Further complicating the above scenario is the fact that the defendant has not agreed to plaintiffs instructions for the new election.' If the Court grants the relief the plaintiff now requests and orders the defendant to comply with the plaintiffs instructions, further delays would occur because at some point this order would be reviewable. By implication, the Court assumes that this order would also not be stayed pending appeal for otherwise the defendant could achieve a stay of the new election by merely refusing to comply with the instructions for the new election. A new election with the challenged instructions would probably occur before appellate review of the new election order. If the appellate court affirmed this Court’s order directing a new election only as to the one election, the defendant would still seek subsequent review of the instructions. The appellate court could then disagree with this Court’s order regarding the instructions, in which case a new election without the instructions would still be required. A more interesting result occurs if the appellate court reverses this Court’s order and directs a new election as to all the positions. Prior to this ruling, a new election for the one position with the challenged instructions would have already occurred. The appellate court would then review the order regarding the instructions. If it disagreed with this Court, a new election for the one position would be required. . But what if the new election for the other positions occurs prior to the appellate court’s review of the instruction order? Presumably, the plaintiff would seek the same instructions for the election for these positions. Similarly, the defendant would seek review of the instruction order regarding these elections. The parties could be facing four new elections!

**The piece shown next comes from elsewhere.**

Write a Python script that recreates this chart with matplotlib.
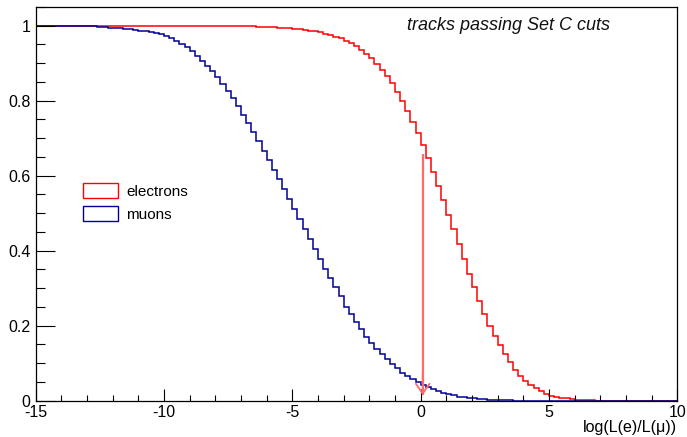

The simple answer to these problems would be to hold that the stay language of § 482(d) does not apply when the court orders an election and the Secretary appeals. Although the Court cannot find any legislative history1 to support this construction, the Court simply does not believe that Congress envisioned this possibility. However, faced with the clear language in § 482(d), the Court is restrained from such a construction. On the other hand, equally clear is the language in § 482(d) which indicates that a new election order shall be appealable in the same manner as a final judgment in a civil action. With this in mind, and based on the general rule, the Court is inclined to find that the plaintiff’s notice of appeal transferred jurisdiction to the appellate court. Although the concept of jurisdiction here is not statutory in nature, its purpose is to avoid the confusion and waste of resources which would result if the contrary position were adopted in this case.
Accordingly, the Court DENIES the plaintiff’s Petition for Compliance (Document No. 34) and GRANTS the defendant’s Motion to Dismiss (Document No. 36).
IT IS SO ORDERED.
. It is interesting to note that the House version of this Bill granted the district court discretion to stay the new election order.